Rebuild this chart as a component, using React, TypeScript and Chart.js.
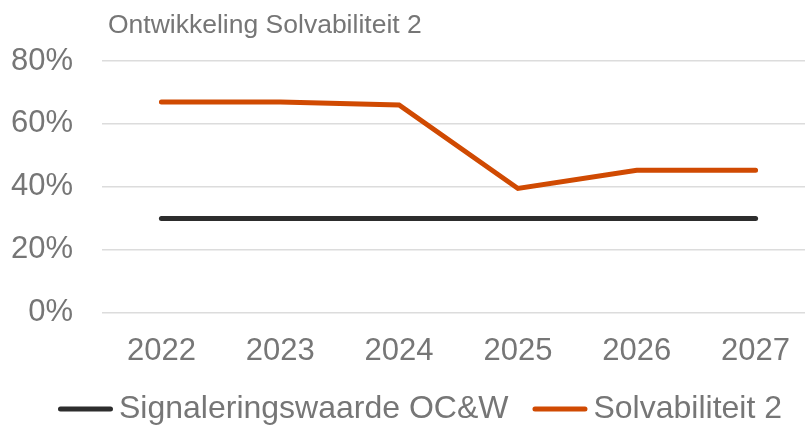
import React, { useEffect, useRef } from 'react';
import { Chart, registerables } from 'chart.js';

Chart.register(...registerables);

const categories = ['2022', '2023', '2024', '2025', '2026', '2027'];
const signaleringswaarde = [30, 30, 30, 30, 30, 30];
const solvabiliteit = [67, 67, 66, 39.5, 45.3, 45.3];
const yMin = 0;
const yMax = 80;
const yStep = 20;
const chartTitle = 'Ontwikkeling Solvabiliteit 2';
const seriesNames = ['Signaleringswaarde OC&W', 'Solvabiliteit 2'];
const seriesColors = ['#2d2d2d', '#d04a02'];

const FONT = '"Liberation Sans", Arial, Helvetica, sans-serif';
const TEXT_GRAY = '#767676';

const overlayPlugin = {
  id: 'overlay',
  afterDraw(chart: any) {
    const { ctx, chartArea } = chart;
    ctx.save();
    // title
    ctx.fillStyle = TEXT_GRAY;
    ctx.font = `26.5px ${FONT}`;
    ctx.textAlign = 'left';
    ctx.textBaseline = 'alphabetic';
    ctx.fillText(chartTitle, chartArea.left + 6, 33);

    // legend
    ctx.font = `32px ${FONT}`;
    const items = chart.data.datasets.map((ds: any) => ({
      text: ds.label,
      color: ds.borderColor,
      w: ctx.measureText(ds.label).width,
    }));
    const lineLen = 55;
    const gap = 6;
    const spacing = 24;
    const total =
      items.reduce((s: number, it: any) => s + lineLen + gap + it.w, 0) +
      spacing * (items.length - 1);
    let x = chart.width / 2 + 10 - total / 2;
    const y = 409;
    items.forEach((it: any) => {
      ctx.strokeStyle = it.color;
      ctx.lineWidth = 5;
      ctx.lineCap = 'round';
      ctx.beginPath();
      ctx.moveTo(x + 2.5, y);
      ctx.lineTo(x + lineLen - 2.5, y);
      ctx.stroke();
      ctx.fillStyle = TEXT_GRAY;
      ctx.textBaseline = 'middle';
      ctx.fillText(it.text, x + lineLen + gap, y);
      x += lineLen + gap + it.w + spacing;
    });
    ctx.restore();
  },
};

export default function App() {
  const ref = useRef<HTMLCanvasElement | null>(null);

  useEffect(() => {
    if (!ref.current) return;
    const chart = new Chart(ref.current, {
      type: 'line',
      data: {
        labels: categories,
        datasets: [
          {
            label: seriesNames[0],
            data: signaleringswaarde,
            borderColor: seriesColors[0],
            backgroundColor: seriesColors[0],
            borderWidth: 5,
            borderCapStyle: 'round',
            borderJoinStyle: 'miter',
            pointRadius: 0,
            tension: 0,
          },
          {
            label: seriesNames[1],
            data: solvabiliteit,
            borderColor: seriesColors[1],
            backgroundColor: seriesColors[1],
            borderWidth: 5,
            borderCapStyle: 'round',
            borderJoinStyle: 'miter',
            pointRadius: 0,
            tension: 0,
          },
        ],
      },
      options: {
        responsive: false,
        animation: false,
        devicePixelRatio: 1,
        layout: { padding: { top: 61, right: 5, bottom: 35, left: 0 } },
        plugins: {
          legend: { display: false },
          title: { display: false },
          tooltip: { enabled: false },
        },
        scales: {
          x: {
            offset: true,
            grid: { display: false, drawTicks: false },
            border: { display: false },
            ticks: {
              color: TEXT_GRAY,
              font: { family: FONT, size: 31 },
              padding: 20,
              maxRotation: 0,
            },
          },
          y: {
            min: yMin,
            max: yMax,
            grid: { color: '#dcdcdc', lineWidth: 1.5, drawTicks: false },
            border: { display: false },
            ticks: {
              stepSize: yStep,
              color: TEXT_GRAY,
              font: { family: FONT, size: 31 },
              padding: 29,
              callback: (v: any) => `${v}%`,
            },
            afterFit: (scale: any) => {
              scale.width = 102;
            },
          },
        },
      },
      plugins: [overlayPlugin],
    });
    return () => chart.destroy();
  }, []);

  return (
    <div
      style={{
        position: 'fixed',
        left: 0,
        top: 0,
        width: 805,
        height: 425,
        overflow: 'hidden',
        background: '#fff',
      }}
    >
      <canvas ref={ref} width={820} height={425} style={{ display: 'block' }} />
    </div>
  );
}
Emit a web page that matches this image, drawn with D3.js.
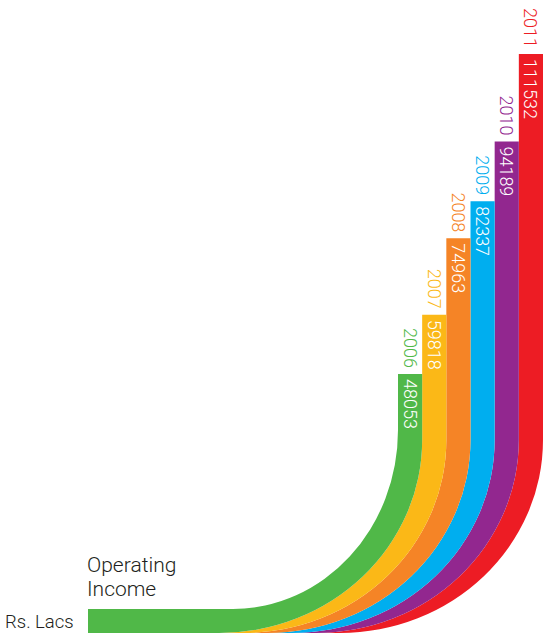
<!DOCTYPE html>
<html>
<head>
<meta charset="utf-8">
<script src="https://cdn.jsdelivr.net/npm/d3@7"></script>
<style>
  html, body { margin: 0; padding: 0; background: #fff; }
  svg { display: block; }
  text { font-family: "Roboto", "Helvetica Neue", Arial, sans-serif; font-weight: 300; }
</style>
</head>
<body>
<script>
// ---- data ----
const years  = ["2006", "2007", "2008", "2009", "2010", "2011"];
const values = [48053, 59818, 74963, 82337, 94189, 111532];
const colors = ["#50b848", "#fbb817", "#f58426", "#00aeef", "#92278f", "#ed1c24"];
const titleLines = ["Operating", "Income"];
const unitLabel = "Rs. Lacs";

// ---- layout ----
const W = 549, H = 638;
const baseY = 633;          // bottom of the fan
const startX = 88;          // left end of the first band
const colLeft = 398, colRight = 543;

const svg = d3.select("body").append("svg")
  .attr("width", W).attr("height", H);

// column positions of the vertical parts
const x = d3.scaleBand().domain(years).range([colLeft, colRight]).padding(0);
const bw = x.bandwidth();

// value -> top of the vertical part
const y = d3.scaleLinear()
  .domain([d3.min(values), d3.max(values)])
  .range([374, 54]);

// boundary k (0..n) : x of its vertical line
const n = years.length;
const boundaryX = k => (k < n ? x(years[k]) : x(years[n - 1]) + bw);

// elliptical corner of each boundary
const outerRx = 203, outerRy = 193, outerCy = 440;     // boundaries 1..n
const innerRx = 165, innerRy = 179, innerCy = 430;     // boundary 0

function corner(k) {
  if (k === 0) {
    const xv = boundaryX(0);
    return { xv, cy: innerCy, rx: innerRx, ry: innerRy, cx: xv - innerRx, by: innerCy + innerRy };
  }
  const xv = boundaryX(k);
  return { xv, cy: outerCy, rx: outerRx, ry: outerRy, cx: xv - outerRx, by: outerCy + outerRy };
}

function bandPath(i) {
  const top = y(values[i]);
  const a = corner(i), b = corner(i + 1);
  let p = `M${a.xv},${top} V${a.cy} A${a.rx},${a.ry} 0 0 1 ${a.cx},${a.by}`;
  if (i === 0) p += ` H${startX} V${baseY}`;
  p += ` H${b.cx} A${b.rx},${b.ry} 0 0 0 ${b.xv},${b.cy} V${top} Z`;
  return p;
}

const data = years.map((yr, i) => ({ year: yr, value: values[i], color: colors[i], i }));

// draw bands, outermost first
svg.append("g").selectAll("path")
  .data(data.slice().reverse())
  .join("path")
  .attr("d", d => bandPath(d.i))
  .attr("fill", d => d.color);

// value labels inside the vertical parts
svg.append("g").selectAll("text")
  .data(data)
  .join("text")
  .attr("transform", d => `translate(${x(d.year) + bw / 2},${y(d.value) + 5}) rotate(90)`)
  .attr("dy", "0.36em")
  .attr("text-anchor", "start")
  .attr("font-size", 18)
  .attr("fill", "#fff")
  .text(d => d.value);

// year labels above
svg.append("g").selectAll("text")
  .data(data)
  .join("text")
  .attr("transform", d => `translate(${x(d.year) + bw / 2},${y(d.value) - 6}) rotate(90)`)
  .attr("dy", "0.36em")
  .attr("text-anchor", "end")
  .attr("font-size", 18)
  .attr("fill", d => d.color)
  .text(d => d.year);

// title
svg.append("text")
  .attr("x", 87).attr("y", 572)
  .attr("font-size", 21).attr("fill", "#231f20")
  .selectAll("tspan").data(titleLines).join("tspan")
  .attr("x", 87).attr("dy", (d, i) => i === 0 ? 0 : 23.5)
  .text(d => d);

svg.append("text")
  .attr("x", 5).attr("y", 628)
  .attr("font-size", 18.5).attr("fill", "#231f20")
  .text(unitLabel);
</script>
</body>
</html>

The problem:
Pictures stay out. Repeat only the lines from the beginning of the data through the line that has "Chart.register(...registerables);".

Right answer:
Rebuild this chart as a component, using React, TypeScript and Chart.js.
import React, { useEffect, useRef } from 'react';
import { Chart, registerables } from 'chart.js';

Chart.register(...registerables);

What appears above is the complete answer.